O Desafio de Trasímaco
Trasímaco tem o infortúnio de ser recordado sobretudo a partir da descrição de alguém que o desprezava. Foi um dos sofistas gregos, os professores profissionais que floresceram em Atenas na época de Sócrates. Contrariamente a Sócrates, os sofistas cobravam pelo seu ensino, e Platão não hesita em insinuar que estavam mais interessados no dinheiro do que na verdade. Platão é especialmente duro com Trasímaco, apresentando-o desta forma na Républica:
Enquanto conversávamos «diz Sócrates», Trasímaco tentara interromper-nos com frequência, mas fora impedido de o fazer pelos que estavam sentados junto de si, que queriam escutar o argumento até ao fim. Mas, quando parámos, ele não foi capaz de se conter e, num salto, atirou-se sobre nós como uma fera, como se quisesse fazer-nos em pedaços. Polemarco e eu ficámos assustados enquanto Trasímaco irrompeu e disse: «Que absurdo é este Sócrates?»

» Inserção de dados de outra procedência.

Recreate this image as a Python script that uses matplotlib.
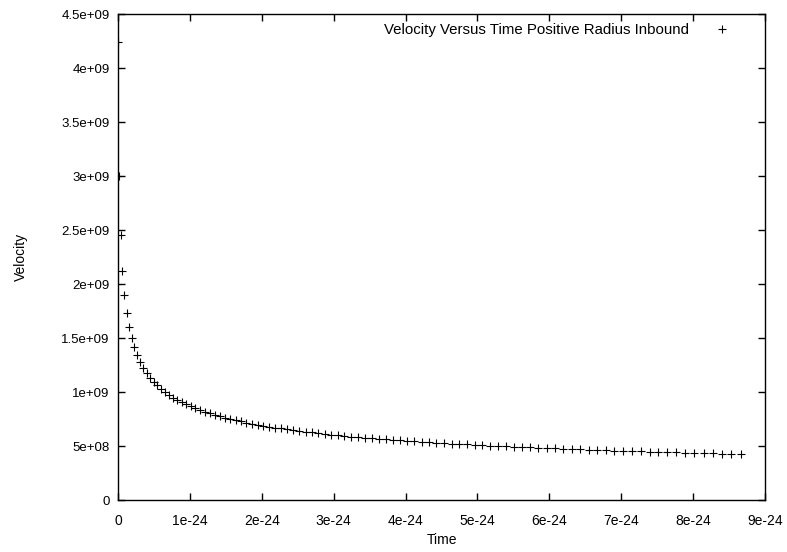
import matplotlib.pyplot as plt

plt.rcParams['font.family'] = ['Liberation Sans', 'DejaVu Sans']

# time in units of 1e-24, velocity in units of 1e9
time_e24 = [
    0.000, 0.016, 0.036, 0.061, 0.088, 0.119, 0.152, 0.188, 0.225, 0.266,
    0.308, 0.352, 0.398, 0.445, 0.495, 0.546, 0.599, 0.653, 0.709, 0.767,
    0.826, 0.886, 0.948, 1.011, 1.075, 1.141, 1.208, 1.276, 1.345, 1.416,
    1.488, 1.561, 1.635, 1.710, 1.787, 1.864, 1.943, 2.022, 2.103, 2.185,
    2.267, 2.351, 2.436, 2.522, 2.609, 2.696, 2.785, 2.875, 2.965, 3.057,
    3.149, 3.242, 3.337, 3.432, 3.528, 3.625, 3.722, 3.821, 3.920, 4.021,
    4.122, 4.224, 4.327, 4.430, 4.535, 4.640, 4.746, 4.853, 4.961, 5.069,
    5.178, 5.288, 5.399, 5.510, 5.623, 5.736, 5.849, 5.964, 6.079, 6.195,
    6.312, 6.429, 6.547, 6.666, 6.786, 6.906, 7.027, 7.149, 7.271, 7.394,
    7.518, 7.642, 7.767, 7.893, 8.019, 8.146, 8.274, 8.403, 8.532, 8.661,
]
velocity_e9 = [
    4.243, 3.000, 2.450, 2.122, 1.898, 1.732, 1.604, 1.500, 1.414, 1.342,
    1.279, 1.225, 1.177, 1.134, 1.096, 1.061, 1.029, 1.000, 0.973, 0.949,
    0.926, 0.905, 0.885, 0.866, 0.849, 0.832, 0.817, 0.802, 0.788, 0.775,
    0.762, 0.750, 0.739, 0.728, 0.717, 0.707, 0.698, 0.688, 0.679, 0.671,
    0.663, 0.655, 0.647, 0.640, 0.633, 0.626, 0.619, 0.612, 0.606, 0.600,
    0.594, 0.588, 0.583, 0.577, 0.572, 0.567, 0.562, 0.557, 0.552, 0.548,
    0.543, 0.539, 0.535, 0.530, 0.526, 0.522, 0.518, 0.515, 0.511, 0.507,
    0.504, 0.500, 0.497, 0.493, 0.490, 0.487, 0.484, 0.480, 0.477, 0.474,
    0.471, 0.469, 0.466, 0.463, 0.460, 0.458, 0.455, 0.452, 0.450, 0.447,
    0.445, 0.442, 0.440, 0.438, 0.435, 0.433, 0.431, 0.429, 0.426, 0.424,
]

x_ticks = [0, 1e-24, 2e-24, 3e-24, 4e-24, 5e-24, 6e-24, 7e-24, 8e-24, 9e-24]
x_tick_labels = ['0', '1e-24', '2e-24', '3e-24', '4e-24', '5e-24', '6e-24',
                 '7e-24', '8e-24', '9e-24']
y_ticks = [0, 5e8, 1e9, 1.5e9, 2e9, 2.5e9, 3e9, 3.5e9, 4e9, 4.5e9]
y_tick_labels = ['0', '5e+08', '1e+09', '1.5e+09', '2e+09', '2.5e+09',
                 '3e+09', '3.5e+09', '4e+09', '4.5e+09']

t = [v * 1e-24 for v in time_e24]
vel = [v * 1e9 for v in velocity_e9]

fig = plt.figure(figsize=(7.87, 5.52), dpi=100)
ax = fig.add_axes([0.150, 0.0942, 0.822, 0.8804])

ax.plot(t, vel, linestyle='none', marker='+', markersize=5.5,
        markeredgewidth=0.8, color='black',
        label='Velocity Versus Time Positive Radius Inbound')

ax.set_xlim(0, 9e-24)
ax.set_ylim(0, 4.5e9)
ax.set_xticks(x_ticks)
ax.set_xticklabels(x_tick_labels)
ax.set_yticks(y_ticks)
ax.set_yticklabels(y_tick_labels)
ax.tick_params(direction='in', length=5, width=1, top=True, right=True,
               labelsize=9.5)
ax.tick_params(axis='x', pad=10, labelsize=10)
ax.tick_params(axis='y', pad=6)
for s in ax.spines.values():
    s.set_linewidth(1.0)

ax.set_xlabel('Time', fontsize=10, labelpad=4)
ax.set_ylabel('Velocity', fontsize=10, labelpad=24)

ax.legend(loc='upper right', frameon=False, markerfirst=False, fontsize=10.8,
          handlelength=1.2, handletextpad=1.6, borderaxespad=0.2,
          bbox_to_anchor=(0.961, 1.0))

fig.savefig('out.png', dpi=100)
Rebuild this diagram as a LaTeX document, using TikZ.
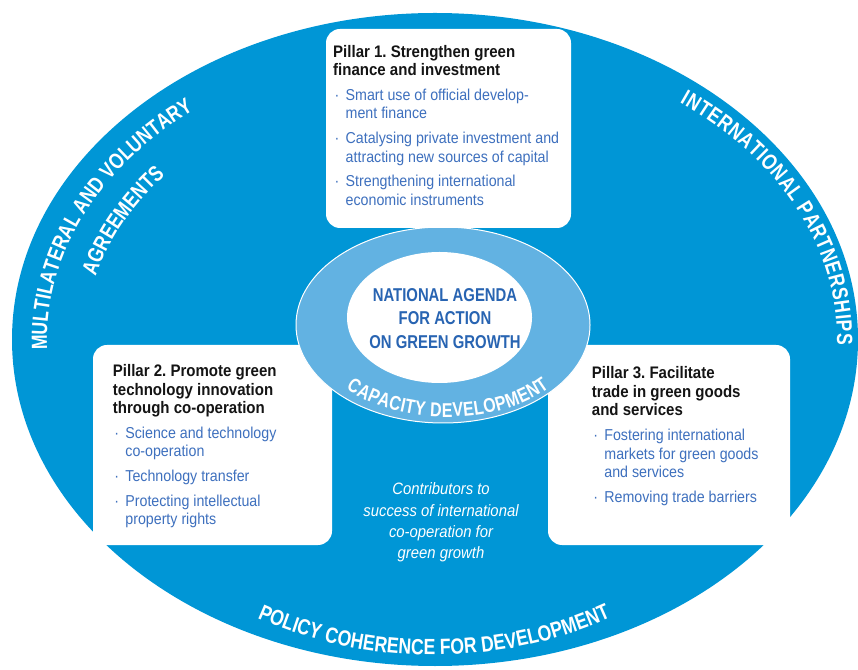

O «absurdo» era uma discussão sobre a justiça. Trasímaco estava impaciente porque Sócrates e os seus amigos estavam a presumir que a justiça era algo real e importante. Trasímaco negava isso. Em seu entender, as pessoas acreditavam no certo e no errado apenas por terem sido ensinadas a obedecer às regras da sua sociedade. No entanto, essas regras não passavam de invenções humanas. Trasímaco acrescentou que o código ético de uma sociedade reflectiria os interesses das suas classes dominantes, pelo que as pessoas comuns estavam a ser simplesmente estúpidas quando pensavam ter de «fazer aquilo que está certo».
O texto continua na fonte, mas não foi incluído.